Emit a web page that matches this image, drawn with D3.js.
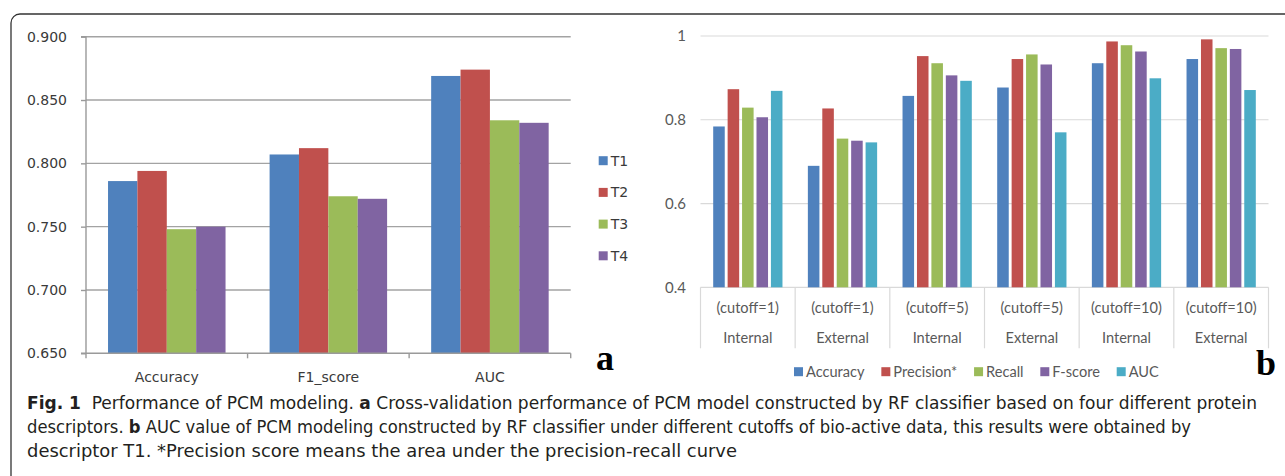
<!DOCTYPE html>
<html>
<head>
<meta charset="utf-8">
<script src="https://cdn.jsdelivr.net/npm/d3@7"></script>
<style>
  html, body { margin: 0; padding: 0; background: #fff; }
  svg { display: block; }
</style>
</head>
<body>
<svg id="chart" width="1285" height="476"></svg>
<script>
// ---------- Data: panel a ----------
const categoriesA = ["Accuracy", "F1_score", "AUC"];
const seriesA = ["T1", "T2", "T3", "T4"];
const valuesT1 = [0.786, 0.807, 0.869];
const valuesT2 = [0.794, 0.812, 0.874];
const valuesT3 = [0.748, 0.774, 0.834];
const valuesT4 = [0.750, 0.772, 0.832];
const ticksA = [0.650, 0.700, 0.750, 0.800, 0.850, 0.900];

// ---------- Data: panel b ----------
const cutoffLabels = ["(cutoff=1)", "(cutoff=1)", "(cutoff=5)", "(cutoff=5)", "(cutoff=10)", "(cutoff=10)"];
const setLabels = ["Internal", "External", "Internal", "External", "Internal", "External"];
const seriesB = ["Accuracy", "Precision*", "Recall", "F-score", "AUC"];
const accuracyB = [0.784, 0.690, 0.857, 0.877, 0.935, 0.945];
const precisionB = [0.873, 0.827, 0.952, 0.945, 0.987, 0.992];
const recallB = [0.829, 0.755, 0.935, 0.956, 0.978, 0.971];
const fscoreB = [0.806, 0.750, 0.906, 0.932, 0.963, 0.969];
const aucB = [0.869, 0.746, 0.893, 0.770, 0.899, 0.871];
const ticksB = [0.4, 0.6, 0.8, 1];
const tickLabelsB = ["0.4", "0.6", "0.8", "1"];

const colorsA = ["#4F81BD", "#C0504D", "#9BBB59", "#8064A2"];
const colorsB = ["#4F81BD", "#C0504D", "#9BBB59", "#8064A2", "#4BACC6"];

const svg = d3.select("#chart");

// Frame (rounded box)
svg.append("rect")
  .attr("x", 11).attr("y", 14).attr("width", 1300).attr("height", 500)
  .attr("rx", 9).attr("ry", 9)
  .attr("fill", "none").attr("stroke", "#333").attr("stroke-width", 1.3);

// ================= Panel a =================
(function () {
  const left = 86, right = 570.7, top = 36.7, bottom = 353.3;
  const fontA = "'DejaVu Sans', Verdana, sans-serif";
  const g = svg.append("g");
  const y = d3.scaleLinear().domain([0.65, 0.9]).range([bottom, top]);
  const x0 = d3.scaleBand().domain(categoriesA).range([left, right]).paddingInner(0).paddingOuter(0);
  const x1 = d3.scaleBand().domain(seriesA).range([0, x0.bandwidth()]).paddingInner(0).paddingOuter(0.75);
  const table = [valuesT1, valuesT2, valuesT3, valuesT4];

  // gridlines
  g.append("g").selectAll("line").data(ticksA.slice(1)).join("line")
    .attr("x1", left).attr("x2", right)
    .attr("y1", d => y(d)).attr("y2", d => y(d))
    .attr("stroke", "#a3a3a3").attr("stroke-width", 1.4);

  // bars
  const groups = g.append("g").selectAll("g").data(categoriesA).join("g")
    .attr("transform", d => `translate(${x0(d)},0)`);
  groups.selectAll("rect")
    .data((c, ci) => seriesA.map((s, si) => ({ s, si, v: table[si][ci] })))
    .join("rect")
    .attr("x", d => x1(d.s))
    .attr("width", x1.bandwidth())
    .attr("y", d => y(d.v))
    .attr("height", d => y(0.65) - y(d.v))
    .attr("fill", d => colorsA[d.si]);

  // y axis
  const ya = d3.axisLeft(y).tickValues(ticksA).tickFormat(d3.format(".3f")).tickSize(5).tickPadding(14);
  const yg = g.append("g").attr("transform", `translate(${left},0)`).call(ya);
  yg.select(".domain").attr("stroke", "#9a9a9a").attr("stroke-width", 1.4).attr("d", `M-5,${top}H0V${bottom}H-5`);
  yg.selectAll(".tick line").attr("stroke", "#9a9a9a").attr("stroke-width", 1.4);
  yg.selectAll(".tick text").attr("font-family", fontA).attr("font-size", 14).attr("fill", "#3a3a3a");

  // x axis
  const xa = g.append("g");
  xa.append("line").attr("x1", left).attr("x2", right).attr("y1", bottom).attr("y2", bottom)
    .attr("stroke", "#9a9a9a").attr("stroke-width", 1.4);
  const edges = categoriesA.map(c => x0(c)).concat([x0(categoriesA[categoriesA.length - 1]) + x0.bandwidth()]);
  xa.selectAll("line.tk").data(edges).join("line").attr("class", "tk")
    .attr("x1", d => d).attr("x2", d => d).attr("y1", bottom).attr("y2", bottom + 5)
    .attr("stroke", "#9a9a9a").attr("stroke-width", 1.4);
  xa.selectAll("text").data(categoriesA).join("text")
    .attr("x", d => x0(d) + x0.bandwidth() / 2).attr("y", 381.5)
    .attr("text-anchor", "middle")
    .attr("font-family", fontA).attr("font-size", 14).attr("fill", "#3a3a3a")
    .text(d => d);

  // legend
  const leg = g.append("g").selectAll("g").data(seriesA).join("g")
    .attr("transform", (d, i) => `translate(598.7, ${160.7 + i * 31.7})`);
  leg.append("rect").attr("x", 0).attr("y", -4.5).attr("width", 9).attr("height", 9)
    .attr("fill", (d, i) => colorsA[i]);
  leg.append("text").attr("x", 12).attr("y", 0).attr("dy", "0.36em")
    .attr("font-family", fontA).attr("font-size", 14).attr("fill", "#3a3a3a")
    .text(d => d);

  g.append("text").attr("x", 596).attr("y", 370)
    .attr("font-family", "'Liberation Serif', 'Times New Roman', serif")
    .attr("font-weight", "bold").attr("font-size", 36).attr("fill", "#000")
    .text("a");
})();

// ================= Panel b =================
(function () {
  const left = 700.5, right = 1268.5, top = 36, bottom = 287.3;
  const fontB = "Lato, 'Open Sans', sans-serif";
  const g = svg.append("g");
  const y = d3.scaleLinear().domain([0.4, 1]).range([bottom, top]);
  const idx = d3.range(cutoffLabels.length);
  const x0 = d3.scaleBand().domain(idx).range([left, right]).paddingInner(0).paddingOuter(0);
  const x1 = d3.scaleBand().domain(seriesB).range([0, x0.bandwidth()]).paddingInner(0.2).paddingOuter(0.88);
  const table = [accuracyB, precisionB, recallB, fscoreB, aucB];

  // gridlines
  g.append("g").selectAll("line").data(ticksB).join("line")
    .attr("x1", left).attr("x2", right)
    .attr("y1", d => y(d)).attr("y2", d => y(d))
    .attr("stroke", "#d9d9d9").attr("stroke-width", 1.2);

  // y labels
  g.append("g").selectAll("text").data(ticksB).join("text")
    .attr("x", 686).attr("y", d => y(d)).attr("dy", "0.35em")
    .attr("text-anchor", "end")
    .attr("font-family", fontB).attr("font-size", 15).attr("fill", "#595959")
    .text((d, i) => tickLabelsB[i]);

  // bars
  const groups = g.append("g").selectAll("g").data(idx).join("g")
    .attr("transform", d => `translate(${x0(d)},0)`);
  groups.selectAll("rect")
    .data(ci => seriesB.map((s, si) => ({ s, si, v: table[si][ci] })))
    .join("rect")
    .attr("x", d => x1(d.s))
    .attr("width", x1.bandwidth())
    .attr("y", d => y(d.v))
    .attr("height", d => y(0.4) - y(d.v))
    .attr("fill", d => colorsB[d.si]);

  // category table lines
  const edges = idx.map(i => x0(i)).concat([right]);
  g.append("g").selectAll("line").data(edges).join("line")
    .attr("x1", d => d).attr("x2", d => d).attr("y1", bottom).attr("y2", 348.3)
    .attr("stroke", "#d9d9d9").attr("stroke-width", 1.2);

  g.append("g").selectAll("text").data(idx).join("text")
    .attr("x", d => x0(d) + x0.bandwidth() / 2).attr("y", 308.3).attr("dy", "0.35em")
    .attr("text-anchor", "middle")
    .attr("font-family", fontB).attr("font-size", 14.6).attr("fill", "#595959")
    .text(d => cutoffLabels[d]);
  g.append("g").selectAll("text").data(idx).join("text")
    .attr("x", d => x0(d) + x0.bandwidth() / 2).attr("y", 338.3).attr("dy", "0.35em")
    .attr("text-anchor", "middle")
    .attr("font-family", fontB).attr("font-size", 14.6).attr("fill", "#595959")
    .text(d => setLabels[d]);

  // legend
  const legG = g.append("g");
  const items = legG.selectAll("g").data(seriesB).join("g");
  items.append("rect").attr("x", 0).attr("y", -4.5).attr("width", 9).attr("height", 9)
    .attr("fill", (d, i) => colorsB[i]);
  items.append("text").attr("x", 12).attr("y", 0).attr("dy", "0.35em")
    .attr("font-family", fontB).attr("font-size", 14.6).attr("fill", "#595959")
    .text(d => d);
  const widths = [];
  items.each(function () { widths.push(12 + d3.select(this).select("text").node().getComputedTextLength()); });
  const startX = 794, lastX = 1116.7;
  const gap = (lastX - startX - d3.sum(widths.slice(0, widths.length - 1))) / (widths.length - 1);
  let cx = startX;
  items.attr("transform", (d, i) => { const t = `translate(${cx},371.7)`; cx += widths[i] + gap; return t; });

  g.append("text").attr("x", 1256).attr("y", 375)
    .attr("font-family", "'Liberation Serif', 'Times New Roman', serif")
    .attr("font-weight", "bold").attr("font-size", 36).attr("fill", "#000")
    .text("b");
})();

// ================= Caption =================
(function () {
  const capFont = "'DejaVu Sans Condensed', 'Liberation Sans Narrow', 'Open Sans', sans-serif";
  const lines = [
    [["Fig. 1", true], ["  Performance of PCM modeling. ", false], ["a", true], [" Cross-validation performance of PCM model constructed by RF classifier based on four different protein", false]],
    [["descriptors. ", false], ["b", true], [" AUC value of PCM modeling constructed by RF classifier under different cutoffs of bio-active data, this results were obtained by", false]],
    [["descriptor T1. *Precision score means the area under the precision-recall curve", false]]
  ];
  const baselines = [409, 433, 457];
  const lineEnds = [1257, 1191, 737];
  const cap = svg.append("g");
  lines.forEach((parts, li) => {
    const t = cap.append("text").attr("x", 27).attr("y", baselines[li])
      .attr("font-family", capFont).attr("font-size", 17.5).attr("fill", "#231f20")
      .attr("textLength", lineEnds[li] - 27).attr("lengthAdjust", "spacingAndGlyphs")
      .style("white-space", "pre");
    parts.forEach(([txt, bold]) => {
      t.append("tspan").attr("font-weight", bold ? "bold" : "normal").text(txt);
    });
  });
})();
</script>
</body>
</html>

# # # # #

Task instructions
Return, unchanged, the lines from the first line of the material through the line that holds "const ticksA = [0.650, 0.700, 0.750, 0.800, 0.850, 0.900];", inclusive, omitting pictures.

The solution
Emit a web page that matches this image, drawn with D3.js.
<!DOCTYPE html>
<html>
<head>
<meta charset="utf-8">
<script src="https://cdn.jsdelivr.net/npm/d3@7"></script>
<style>
  html, body { margin: 0; padding: 0; background: #fff; }
  svg { display: block; }
</style>
</head>
<body>
<svg id="chart" width="1285" height="476"></svg>
<script>
// ---------- Data: panel a ----------
const categoriesA = ["Accuracy", "F1_score", "AUC"];
const seriesA = ["T1", "T2", "T3", "T4"];
const valuesT1 = [0.786, 0.807, 0.869];
const valuesT2 = [0.794, 0.812, 0.874];
const valuesT3 = [0.748, 0.774, 0.834];
const valuesT4 = [0.750, 0.772, 0.832];
const ticksA = [0.650, 0.700, 0.750, 0.800, 0.850, 0.900];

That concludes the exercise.